— TO BE DONE —
The records below must be transcribed exactly. Do not include the pictures.

[start]

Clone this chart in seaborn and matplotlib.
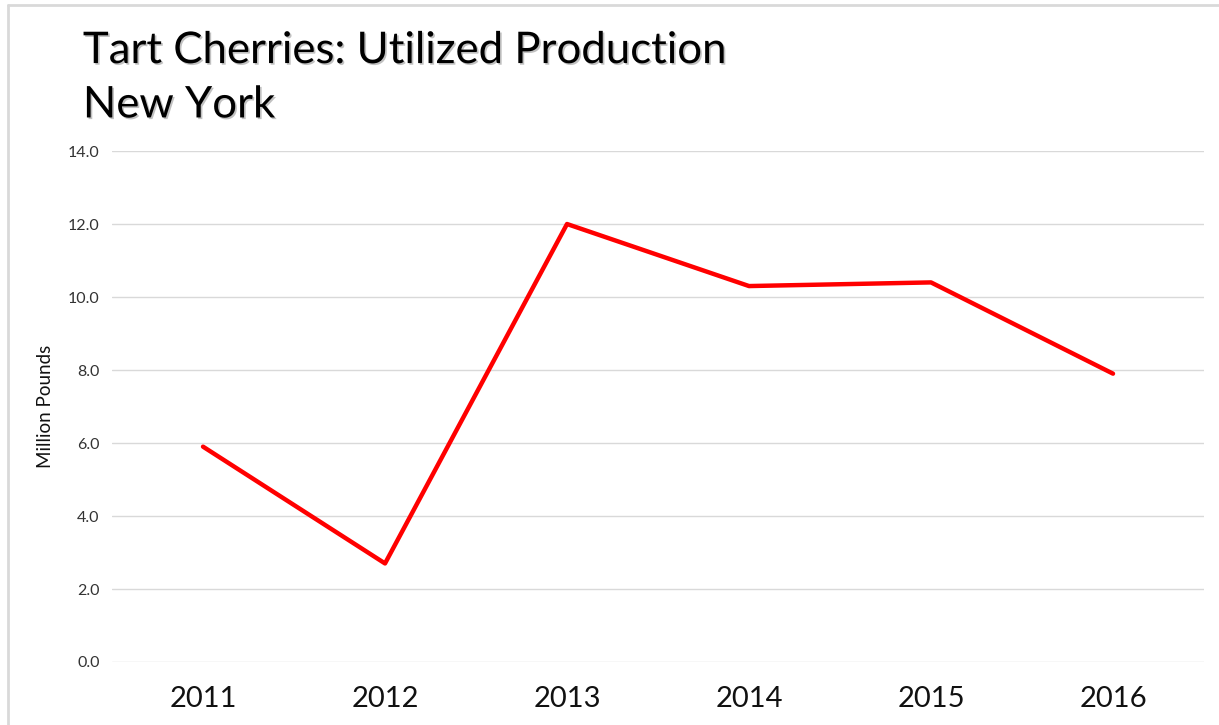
import matplotlib
matplotlib.use("Agg")
import matplotlib.pyplot as plt
import matplotlib.patheffects as pe
from matplotlib.lines import Line2D
import pandas as pd
import seaborn as sns

# data
years = ["2011", "2012", "2013", "2014", "2015", "2016"]
production = [5.9, 2.7, 12.0, 10.3, 10.4, 7.9]
y_ticks = [0, 2, 4, 6, 8, 10, 12, 14]

df = pd.DataFrame({"year": years, "production": production})

sns.set_style("white")
plt.rcParams["font.family"] = ["Lato", "DejaVu Sans"]

fig = plt.figure(figsize=(12.19, 7.25), dpi=100)
ax = fig.add_axes([0.0919, 0.0869, 0.8958, 0.7048])

sns.lineplot(data=df, x="year", y="production", color="#ff0000",
             linewidth=3.2, sort=False, ax=ax)

ax.set_xlim(-0.5, 5.5)
ax.set_ylim(0, 14)
ax.set_yticks(y_ticks)
ax.set_yticklabels([f"{v:.1f}" for v in y_ticks], fontsize=11.5, color="#333333")
ax.tick_params(axis="x", labelsize=21, length=0, pad=17, colors="#111111")
ax.tick_params(axis="y", length=0, pad=9)
ax.yaxis.grid(True, color="#d9d9d9", linewidth=1)
ax.set_axisbelow(True)
for s in ax.spines.values():
    s.set_visible(False)

ax.set_xlabel("")
ax.set_ylabel("Million Pounds", fontsize=13.5, color="#111111", labelpad=10)

# title with a soft shadow
shadow = [pe.SimplePatchShadow(offset=(1.2, -1.2), shadow_rgbFace="#999999", alpha=0.6),
          pe.Normal()]
fig.text(0.068, 0.913, "Tart Cherries: Utilized Production", fontsize=31.5,
         color="#000000", va="baseline", path_effects=shadow)
fig.text(0.068, 0.838, "New York", fontsize=31.5, color="#000000",
         va="baseline", path_effects=shadow)

# slide frame lines on the left and top
fig.add_artist(Line2D([0.0062, 0.0062], [0.0, 0.9931], transform=fig.transFigure,
                      color="#d9d9d9", linewidth=2))
fig.add_artist(Line2D([0.0062, 1.0], [0.9931, 0.9931], transform=fig.transFigure,
                      color="#d9d9d9", linewidth=2))

fig.savefig("out.png", dpi=100, facecolor="white")
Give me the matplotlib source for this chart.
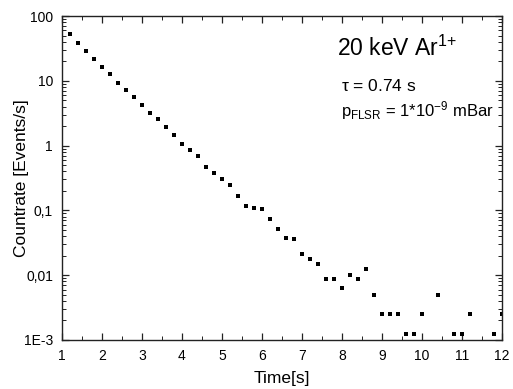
import matplotlib
matplotlib.use("Agg")
import matplotlib.pyplot as plt
from matplotlib.ticker import LogLocator, FixedLocator, MultipleLocator, NullFormatter

plt.rcParams['font.family'] = ['Liberation Sans', 'DejaVu Sans']
plt.rcParams['mathtext.fontset'] = 'custom'
plt.rcParams['mathtext.rm'] = 'Liberation Sans'
plt.rcParams['mathtext.it'] = 'Liberation Sans'

time_s = [1.2, 1.4, 1.6, 1.8, 2.0, 2.2, 2.4, 2.6, 2.8, 3.0,
          3.2, 3.4, 3.6, 3.8, 4.0, 4.2, 4.4, 4.6, 4.8, 5.0,
          5.2, 5.4, 5.6, 5.8, 6.0, 6.2, 6.4, 6.6, 6.8, 7.0,
          7.2, 7.4, 7.6, 7.8, 8.0, 8.2, 8.4, 8.6, 8.8, 9.0,
          9.2, 9.4, 9.6, 9.8, 10.0, 10.4, 10.8, 11.0, 11.2, 11.8, 12.0]
countrate = [52.7, 38.7, 28.8, 21.4, 16.1, 12.6, 9.35, 7.13, 5.56, 4.28,
             3.15, 2.57, 1.91, 1.47, 1.07, 0.845, 0.684, 0.468, 0.382, 0.305,
             0.244, 0.167, 0.118, 0.108, 0.105, 0.0745, 0.051, 0.0375, 0.03625, 0.02125,
             0.0175, 0.015, 0.00875, 0.00875, 0.00625, 0.01, 0.00875, 0.0125, 0.005, 0.0025,
             0.0025, 0.0025, 0.00125, 0.00125, 0.0025, 0.005, 0.00125, 0.00125, 0.0025, 0.00125, 0.0025]

ytick_vals = [1e-3, 1e-2, 1e-1, 1, 10, 100]
ytick_labels = ['1E-3', '0,01', '0,1', '1', '10', '100']
xtick_vals = list(range(1, 13))

fig = plt.figure(figsize=(5.13, 3.89), dpi=100)
ax = fig.add_axes([62/513, 1 - 340/389, 440/513, 324/389])

ax.plot(time_s, countrate, linestyle='none', marker='s', markersize=3.2,
        color='black', markeredgewidth=0)

ax.set_yscale('log')
ax.set_xlim(1, 12)
ax.set_ylim(1e-3, 100)

ax.xaxis.set_major_locator(FixedLocator(xtick_vals))
ax.xaxis.set_minor_locator(MultipleLocator(0.5))
ax.set_xticklabels([str(v) for v in xtick_vals])
ax.yaxis.set_major_locator(FixedLocator(ytick_vals))
ax.set_yticklabels(ytick_labels)
ax.yaxis.set_minor_locator(LogLocator(base=10, subs=range(2, 10), numticks=20))
ax.yaxis.set_minor_formatter(NullFormatter())

ax.tick_params(which='both', direction='in', top=True, right=True, color='#222222')
ax.tick_params(which='major', length=5, width=0.9, labelsize=10, pad=6.5)
ax.tick_params(which='minor', length=3, width=0.7)
for s in ax.spines.values():
    s.set_linewidth(1.0)
    s.set_color('#222222')

ax.set_xlabel('Time[s]', fontsize=12.5, va='top')
ax.set_ylabel('Countrate [Events/s]', fontsize=12.5)
ax.xaxis.set_label_coords(0.5, -0.095)
ax.yaxis.set_label_coords(-0.074, 0.5)

ax.text(0.625, 0.90, r'20 keV Ar$^{1{+}}$', transform=ax.transAxes, fontsize=16.5,
        ha='left', va='center')
ax.text(0.635, 0.784, r'$\tau$ = 0.74 s', transform=ax.transAxes, fontsize=12.5,
        ha='left', va='center')
ax.text(0.635, 0.708, r'p$_{\mathrm{FLSR}}$ = 1*10$^{\mathrm{{-}9}}$ mBar', transform=ax.transAxes,
        fontsize=12, ha='left', va='center')

fig.savefig('out.png', dpi=100)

[end]

— SOLVED EXERCISE —
Clone this chart in seaborn and matplotlib.
import matplotlib
matplotlib.use("Agg")
import matplotlib.pyplot as plt
import matplotlib.patheffects as pe
from matplotlib.lines import Line2D
import pandas as pd
import seaborn as sns

# data
years = ["2011", "2012", "2013", "2014", "2015", "2016"]
production = [5.9, 2.7, 12.0, 10.3, 10.4, 7.9]
y_ticks = [0, 2, 4, 6, 8, 10, 12, 14]

df = pd.DataFrame({"year": years, "production": production})

sns.set_style("white")
plt.rcParams["font.family"] = ["Lato", "DejaVu Sans"]

fig = plt.figure(figsize=(12.19, 7.25), dpi=100)
ax = fig.add_axes([0.0919, 0.0869, 0.8958, 0.7048])

sns.lineplot(data=df, x="year", y="production", color="#ff0000",
             linewidth=3.2, sort=False, ax=ax)

ax.set_xlim(-0.5, 5.5)
ax.set_ylim(0, 14)
ax.set_yticks(y_ticks)
ax.set_yticklabels([f"{v:.1f}" for v in y_ticks], fontsize=11.5, color="#333333")
ax.tick_params(axis="x", labelsize=21, length=0, pad=17, colors="#111111")
ax.tick_params(axis="y", length=0, pad=9)
ax.yaxis.grid(True, color="#d9d9d9", linewidth=1)
ax.set_axisbelow(True)
for s in ax.spines.values():
    s.set_visible(False)

ax.set_xlabel("")
ax.set_ylabel("Million Pounds", fontsize=13.5, color="#111111", labelpad=10)

# title with a soft shadow
shadow = [pe.SimplePatchShadow(offset=(1.2, -1.2), shadow_rgbFace="#999999", alpha=0.6),
          pe.Normal()]
fig.text(0.068, 0.913, "Tart Cherries: Utilized Production", fontsize=31.5,
         color="#000000", va="baseline", path_effects=shadow)
fig.text(0.068, 0.838, "New York", fontsize=31.5, color="#000000",
         va="baseline", path_effects=shadow)

# slide frame lines on the left and top
fig.add_artist(Line2D([0.0062, 0.0062], [0.0, 0.9931], transform=fig.transFigure,
                      color="#d9d9d9", linewidth=2))
fig.add_artist(Line2D([0.0062, 1.0], [0.9931, 0.9931], transform=fig.transFigure,
                      color="#d9d9d9", linewidth=2))

fig.savefig("out.png", dpi=100, facecolor="white")
Give me the matplotlib source for this chart.
import matplotlib
matplotlib.use("Agg")
import matplotlib.pyplot as plt
from matplotlib.ticker import LogLocator, FixedLocator, MultipleLocator, NullFormatter

plt.rcParams['font.family'] = ['Liberation Sans', 'DejaVu Sans']
plt.rcParams['mathtext.fontset'] = 'custom'
plt.rcParams['mathtext.rm'] = 'Liberation Sans'
plt.rcParams['mathtext.it'] = 'Liberation Sans'

time_s = [1.2, 1.4, 1.6, 1.8, 2.0, 2.2, 2.4, 2.6, 2.8, 3.0,
          3.2, 3.4, 3.6, 3.8, 4.0, 4.2, 4.4, 4.6, 4.8, 5.0,
          5.2, 5.4, 5.6, 5.8, 6.0, 6.2, 6.4, 6.6, 6.8, 7.0,
          7.2, 7.4, 7.6, 7.8, 8.0, 8.2, 8.4, 8.6, 8.8, 9.0,
          9.2, 9.4, 9.6, 9.8, 10.0, 10.4, 10.8, 11.0, 11.2, 11.8, 12.0]
countrate = [52.7, 38.7, 28.8, 21.4, 16.1, 12.6, 9.35, 7.13, 5.56, 4.28,
             3.15, 2.57, 1.91, 1.47, 1.07, 0.845, 0.684, 0.468, 0.382, 0.305,
             0.244, 0.167, 0.118, 0.108, 0.105, 0.0745, 0.051, 0.0375, 0.03625, 0.02125,
             0.0175, 0.015, 0.00875, 0.00875, 0.00625, 0.01, 0.00875, 0.0125, 0.005, 0.0025,
             0.0025, 0.0025, 0.00125, 0.00125, 0.0025, 0.005, 0.00125, 0.00125, 0.0025, 0.00125, 0.0025]

ytick_vals = [1e-3, 1e-2, 1e-1, 1, 10, 100]
ytick_labels = ['1E-3', '0,01', '0,1', '1', '10', '100']
xtick_vals = list(range(1, 13))

fig = plt.figure(figsize=(5.13, 3.89), dpi=100)
ax = fig.add_axes([62/513, 1 - 340/389, 440/513, 324/389])

ax.plot(time_s, countrate, linestyle='none', marker='s', markersize=3.2,
        color='black', markeredgewidth=0)

ax.set_yscale('log')
ax.set_xlim(1, 12)
ax.set_ylim(1e-3, 100)

ax.xaxis.set_major_locator(FixedLocator(xtick_vals))
ax.xaxis.set_minor_locator(MultipleLocator(0.5))
ax.set_xticklabels([str(v) for v in xtick_vals])
ax.yaxis.set_major_locator(FixedLocator(ytick_vals))
ax.set_yticklabels(ytick_labels)
ax.yaxis.set_minor_locator(LogLocator(base=10, subs=range(2, 10), numticks=20))
ax.yaxis.set_minor_formatter(NullFormatter())

ax.tick_params(which='both', direction='in', top=True, right=True, color='#222222')
ax.tick_params(which='major', length=5, width=0.9, labelsize=10, pad=6.5)
ax.tick_params(which='minor', length=3, width=0.7)
for s in ax.spines.values():
    s.set_linewidth(1.0)
    s.set_color('#222222')

ax.set_xlabel('Time[s]', fontsize=12.5, va='top')
ax.set_ylabel('Countrate [Events/s]', fontsize=12.5)
ax.xaxis.set_label_coords(0.5, -0.095)
ax.yaxis.set_label_coords(-0.074, 0.5)

ax.text(0.625, 0.90, r'20 keV Ar$^{1{+}}$', transform=ax.transAxes, fontsize=16.5,
        ha='left', va='center')
ax.text(0.635, 0.784, r'$\tau$ = 0.74 s', transform=ax.transAxes, fontsize=12.5,
        ha='left', va='center')
ax.text(0.635, 0.708, r'p$_{\mathrm{FLSR}}$ = 1*10$^{\mathrm{{-}9}}$ mBar', transform=ax.transAxes,
        fontsize=12, ha='left', va='center')

fig.savefig('out.png', dpi=100)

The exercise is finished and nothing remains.